EXERCISE OBJECTIVE:
Repeat the material exactly from its first line to the line that includes "from bokeh.resources import INLINE". Skip pictures.

SUPPLIED DATA:
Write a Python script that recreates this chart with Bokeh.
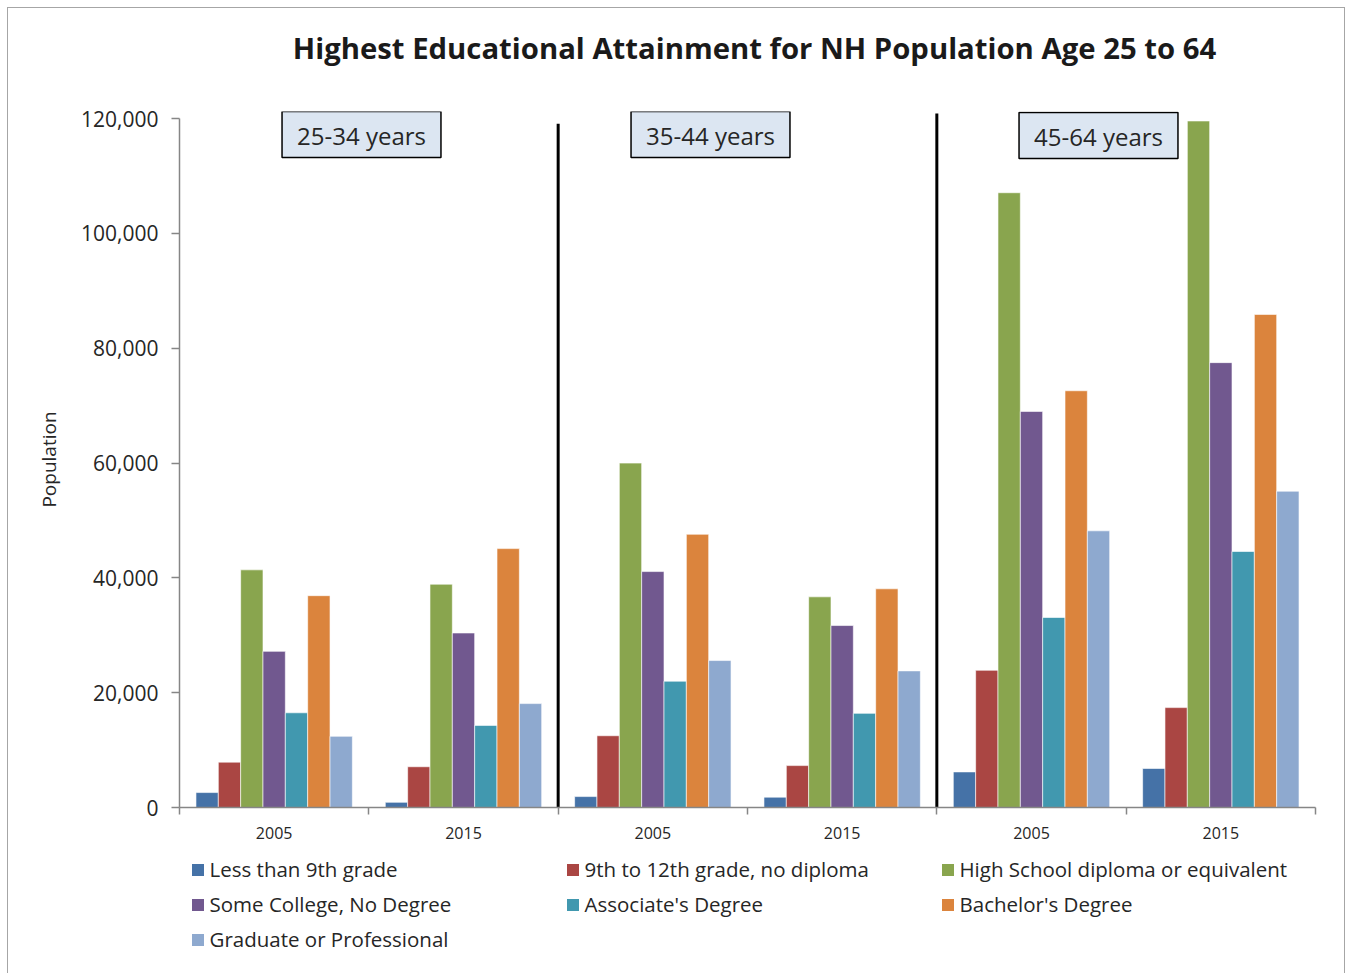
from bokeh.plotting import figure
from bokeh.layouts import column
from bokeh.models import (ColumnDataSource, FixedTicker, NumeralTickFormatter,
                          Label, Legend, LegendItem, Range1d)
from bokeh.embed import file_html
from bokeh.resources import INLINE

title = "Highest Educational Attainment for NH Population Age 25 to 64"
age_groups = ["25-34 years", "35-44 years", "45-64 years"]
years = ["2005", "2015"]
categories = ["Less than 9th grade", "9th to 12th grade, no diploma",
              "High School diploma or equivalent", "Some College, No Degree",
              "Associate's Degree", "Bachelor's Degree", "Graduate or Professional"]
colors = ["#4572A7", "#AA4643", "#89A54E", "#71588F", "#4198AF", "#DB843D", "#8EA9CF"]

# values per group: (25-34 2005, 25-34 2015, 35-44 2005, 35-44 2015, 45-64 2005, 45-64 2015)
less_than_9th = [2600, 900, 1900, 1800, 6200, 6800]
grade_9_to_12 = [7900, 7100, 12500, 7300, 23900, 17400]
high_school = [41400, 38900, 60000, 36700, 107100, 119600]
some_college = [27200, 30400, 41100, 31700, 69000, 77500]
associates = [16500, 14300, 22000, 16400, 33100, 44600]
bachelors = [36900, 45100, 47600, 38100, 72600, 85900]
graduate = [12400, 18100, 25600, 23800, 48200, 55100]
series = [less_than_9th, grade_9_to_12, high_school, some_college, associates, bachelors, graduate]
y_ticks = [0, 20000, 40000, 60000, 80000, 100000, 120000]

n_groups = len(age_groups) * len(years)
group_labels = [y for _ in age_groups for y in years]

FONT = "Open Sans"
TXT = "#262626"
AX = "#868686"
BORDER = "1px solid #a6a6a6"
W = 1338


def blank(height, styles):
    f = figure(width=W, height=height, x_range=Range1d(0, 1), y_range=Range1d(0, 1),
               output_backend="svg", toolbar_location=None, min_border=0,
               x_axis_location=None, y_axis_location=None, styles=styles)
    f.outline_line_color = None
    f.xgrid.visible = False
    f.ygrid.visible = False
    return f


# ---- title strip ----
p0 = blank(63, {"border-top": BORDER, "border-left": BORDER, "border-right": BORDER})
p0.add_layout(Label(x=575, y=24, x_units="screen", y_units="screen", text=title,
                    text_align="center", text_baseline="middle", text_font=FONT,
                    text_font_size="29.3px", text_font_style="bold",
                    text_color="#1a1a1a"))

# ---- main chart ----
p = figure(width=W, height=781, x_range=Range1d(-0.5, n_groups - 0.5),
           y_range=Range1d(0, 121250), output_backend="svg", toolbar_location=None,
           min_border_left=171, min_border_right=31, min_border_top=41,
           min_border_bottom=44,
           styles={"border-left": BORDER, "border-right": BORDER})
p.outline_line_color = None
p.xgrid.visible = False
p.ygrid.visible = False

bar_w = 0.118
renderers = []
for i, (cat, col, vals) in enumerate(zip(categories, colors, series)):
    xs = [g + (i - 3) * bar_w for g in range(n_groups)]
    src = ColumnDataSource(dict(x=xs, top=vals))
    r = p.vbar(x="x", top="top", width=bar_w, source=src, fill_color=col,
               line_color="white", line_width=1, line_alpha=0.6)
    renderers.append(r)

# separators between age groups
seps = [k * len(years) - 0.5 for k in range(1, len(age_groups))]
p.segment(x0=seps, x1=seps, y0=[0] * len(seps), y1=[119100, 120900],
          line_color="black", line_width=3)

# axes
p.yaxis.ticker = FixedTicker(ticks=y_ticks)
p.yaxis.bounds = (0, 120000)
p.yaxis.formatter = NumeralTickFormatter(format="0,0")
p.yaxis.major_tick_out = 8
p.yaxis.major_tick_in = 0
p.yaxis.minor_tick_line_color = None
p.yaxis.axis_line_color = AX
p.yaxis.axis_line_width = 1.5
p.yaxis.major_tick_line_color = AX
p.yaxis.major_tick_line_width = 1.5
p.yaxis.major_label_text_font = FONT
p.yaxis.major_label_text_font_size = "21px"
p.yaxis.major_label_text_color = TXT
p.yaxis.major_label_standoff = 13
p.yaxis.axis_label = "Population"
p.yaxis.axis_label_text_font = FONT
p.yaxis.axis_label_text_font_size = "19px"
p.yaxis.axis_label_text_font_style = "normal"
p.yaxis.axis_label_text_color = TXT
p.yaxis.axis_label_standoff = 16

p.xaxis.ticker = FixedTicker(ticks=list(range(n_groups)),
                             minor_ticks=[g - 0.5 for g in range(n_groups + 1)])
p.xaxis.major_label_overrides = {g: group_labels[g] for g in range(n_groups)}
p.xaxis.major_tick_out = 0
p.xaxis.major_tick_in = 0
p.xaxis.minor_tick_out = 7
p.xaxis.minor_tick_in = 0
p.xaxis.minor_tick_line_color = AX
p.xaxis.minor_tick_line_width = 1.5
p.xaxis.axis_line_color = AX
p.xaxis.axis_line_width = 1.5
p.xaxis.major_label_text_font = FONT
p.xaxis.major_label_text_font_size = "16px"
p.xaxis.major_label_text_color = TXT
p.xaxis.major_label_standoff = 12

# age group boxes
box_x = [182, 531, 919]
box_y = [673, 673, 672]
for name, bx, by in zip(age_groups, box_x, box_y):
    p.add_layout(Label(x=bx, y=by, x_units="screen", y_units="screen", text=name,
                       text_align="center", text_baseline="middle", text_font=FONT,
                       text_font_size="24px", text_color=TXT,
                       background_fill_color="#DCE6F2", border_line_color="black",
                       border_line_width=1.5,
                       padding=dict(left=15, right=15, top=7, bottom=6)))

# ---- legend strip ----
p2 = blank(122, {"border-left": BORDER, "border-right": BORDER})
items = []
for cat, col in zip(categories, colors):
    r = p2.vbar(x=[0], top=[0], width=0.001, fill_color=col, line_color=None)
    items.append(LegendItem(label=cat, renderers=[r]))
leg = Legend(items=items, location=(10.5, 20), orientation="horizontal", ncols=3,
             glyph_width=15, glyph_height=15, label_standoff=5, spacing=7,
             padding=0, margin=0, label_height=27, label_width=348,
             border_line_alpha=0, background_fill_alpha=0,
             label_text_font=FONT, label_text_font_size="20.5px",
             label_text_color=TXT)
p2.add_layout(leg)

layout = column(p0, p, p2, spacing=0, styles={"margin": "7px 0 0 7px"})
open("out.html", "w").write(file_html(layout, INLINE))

COMPLETED TASK:
Write a Python script that recreates this chart with Bokeh.
from bokeh.plotting import figure
from bokeh.layouts import column
from bokeh.models import (ColumnDataSource, FixedTicker, NumeralTickFormatter,
                          Label, Legend, LegendItem, Range1d)
from bokeh.embed import file_html
from bokeh.resources import INLINE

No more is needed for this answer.